Although children are often affected by the same ear, nose and throat conditions as adults, they often require special care to treat these complex conditions. Children are often more susceptible to ENT conditions and are commonly affected by chronic ear infections, tonsillitis, congenital defects, voice and speech disorders, sleep apnea and more. All of our doctors are specially trained to diagnose and treat the unique conditions that affect children. We strive to provide the most effective treatment while taking into consideration the comfort of our patients and concerns of their parents.
We have found that there is occasionally some confusion about the term "Pediatric ENT" among patients and some pediatricians. After completing four years of medical school and earning their MD degree, all U.S. trained ENT (Otolaryngology) physicians spend a very large part of their additional five or six years of specialty training ("residency") focusing on medical and surgical treatments for children. Therefore, all U.S. trained, Board Certified ENT physicians are fully trained to treat children as a core part of their practice. That is certainly true of all the physicians in our practice, as all of our training programs placed heavy emphasis on pediatric ENT, making further pediatric ENT training unnecessary. Our physicians have performed tens of thousands of pediatric ENT surgeries since our inception.

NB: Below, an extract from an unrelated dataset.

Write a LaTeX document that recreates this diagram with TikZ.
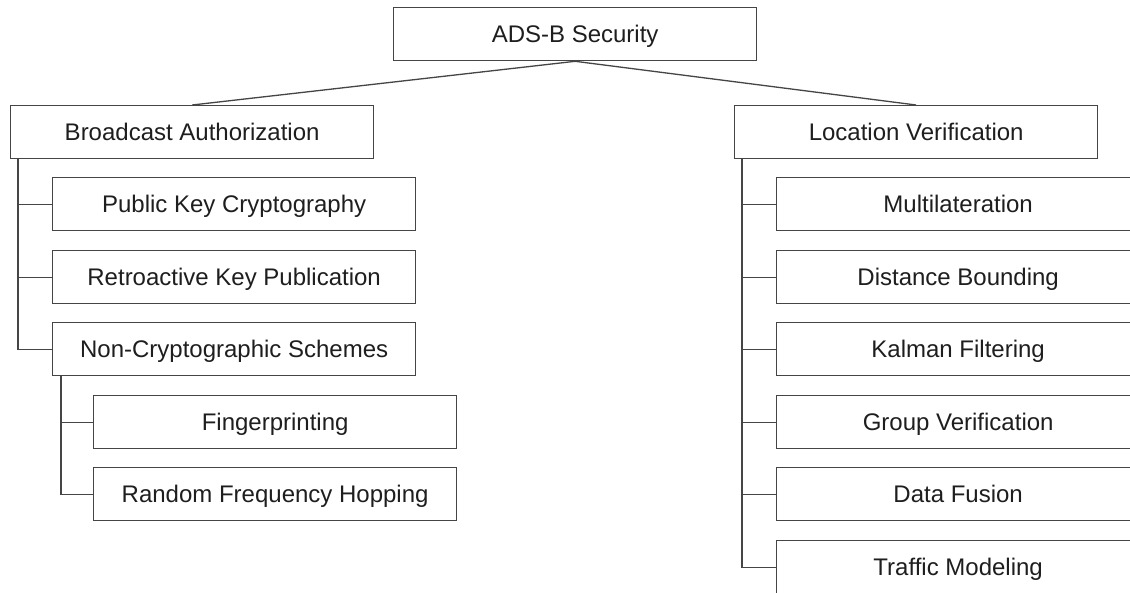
\documentclass[tikz,border=0pt]{standalone}
\usepackage{fontspec}
\setmainfont{Liberation Sans}
\definecolor{edgegray}{HTML}{454545}
\definecolor{textblack}{HTML}{1E1E1E}
\tikzset{
  item/.style={draw=edgegray, line width=1.3pt, fill=white, rectangle,
    minimum width=363pt, minimum height=53pt, inner sep=0pt,
    anchor=north west, text=textblack, font=\fontsize{24}{28}\selectfont,
    text height=17.2pt, text depth=0pt},
  link/.style={draw=edgegray, line width=1.3pt}
}
\begin{document}
\begin{tikzpicture}[x=1pt, y=-1pt]
  \useasboundingbox (0,0) rectangle (1130,592);
  \clip (0,0) rectangle (1130,592);
  \fill[white] (0,0) rectangle (1130,592);

  % root and the two main branches
  \node[item] (root)  at (393,7)   {ADS-B Security};
  \node[item] (bauth) at (10,105)  {Broadcast Authorization};
  \node[item] (lver)  at (734,105) {Location Verification};

  % broadcast authorization subtree
  \node[item] (pkc)   at (52,177)  {Public Key Cryptography};
  \node[item] (rkp)   at (52,250)  {Retroactive Key Publication};
  \node[item] (ncs)   at (52,322)  {Non-Cryptographic Schemes};
  \node[item] (fpr)   at (93,395)  {Fingerprinting};
  \node[item] (rfh)   at (93,467)  {Random Frequency Hopping};

  % location verification subtree
  \node[item] (mlat)  at (776,177) {Multilateration};
  \node[item] (dbnd)  at (776,250) {Distance Bounding};
  \node[item] (kalm)  at (776,322) {Kalman Filtering};
  \node[item] (grpv)  at (776,395) {Group Verification};
  \node[item] (dfus)  at (776,467) {Data Fusion};
  \node[item] (traf)  at (776,540) {Traffic Modeling};

  % connectors
  \draw[link] (root.south) -- (bauth.north);
  \draw[link] (root.south) -- (lver.north);

  \foreach \c in {pkc,rkp,ncs}
    \draw[link] ([xshift=8pt]bauth.south west) |- (\c.west);
  \foreach \c in {fpr,rfh}
    \draw[link] ([xshift=9pt]ncs.south west) |- (\c.west);
  \foreach \c in {mlat,dbnd,kalm,grpv,dfus,traf}
    \draw[link] ([xshift=8pt]lver.south west) |- (\c.west);
\end{tikzpicture}
\end{document}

We recommend an ENT physician who relates well to you and your child, and who takes the time to fully explain your child's problem and the rationale for the various treatment options. No one knows your child as well as you do, and we have found that parents have very good intuition about this choice.
Ear infections are one of the most common diseases in children and occur most often between the ages of four months and five years. An infection occurs when excess fluid, often as a result of a cold, becomes trapped in the eustachian tubes or infected by bacteria. This fluid pushes against the eardrum and causes pain.
Aside from pain, ear infections can also cause:
- Hearing loss
- Discharge from the ear canal
- Difficulty sleeping
We treat these either with antibiotics or procedures such as tympanostomy tubes for recurrent or chronic otitis media.
Tonsillitis is an inflammation of the tonsils, caused by a virus or bacteria. This condition is common in children and spreads through contact with throat or nasal fluids. The tonsils become swollen, red and painful and may be coated with a yellow or white substance.
Most cases of tonsillitis are caused by a virus, although it can sometimes be caused by the same bacteria that causes strep throat. Tonsillitis symptoms include:
- Sore throat
- Difficulty swallowing
- Swollen lymph nodes
Your doctor will usually be able to identify tonsillitis by finding red and swollen tonsils with spots or sores on them. A rapid strep throat test may also be performed to determine the cause. Tonsillitis can usually be treated at home through rest and drinking plenty of liquids. Antibiotics may be prescribed for bacterial infections. Surgery to remove the tonsils may be recommended if a child has recurrent throat infections or a persistent infection. Learn more about the difference between strep throat and tonsillitis here.
A neck mass is a common childhood condition that involves swelling that changes the shape of the neck. Neck masses do not usually cause any symptoms and often disappear on their own, although they should be evaluated by your child’s doctor to determine if treatment is necessary.
There are several different types of common neck masses, including:
- Branchial Cleft Cyst – formation of tissue that forms on the neck during embryonic development after failure to develop normally
- Reactive Lymph Nodes – enlarged lymph nodes that develop as a reaction to an infection or autoimmune condition
- Lymphoma – cancerous mass that develops in the lymph nodes due to DNA damage or changes
- Thyroglossal Duct Cyst – develops from the cells and tissues that remain after the thyroid gland forms during embryonic development
Neck masses that last more than a few weeks should undergo diagnostic testing. Depending on the type, size and location of the mass, your child’s doctor may perform an imaging exam such as an ultrasound, CT scan or MRI for a magnified view of the mass, or a biopsy to test for any cancerous cells.
Treatment for a pediatric neck mass can vary depending on each individual lesion, but may include regular observation to detect any growth or abnormalities, antibiotics for infected masses or resection to surgically remove the mass and reduce the risk of cancer or other complications.
Otology involves the diagnosis and treatment of ear diseases, including tinnitus, ear infections (otitis media), and congenital cholesteatomas, congenital sensorineural hearing loss, congenital syndromes, and others. These conditions may cause symptoms such as ear pain, headaches, fever, dizziness, hearing loss and discharge. Many ear conditions are especially common in children, who may require special care for their condition.
Treatment for these conditions often involves hearing aids, ear tubes, medication, surgery or other approaches. Your doctor will decide which treatment is best for you after a thorough evaluation of your condition and overall health.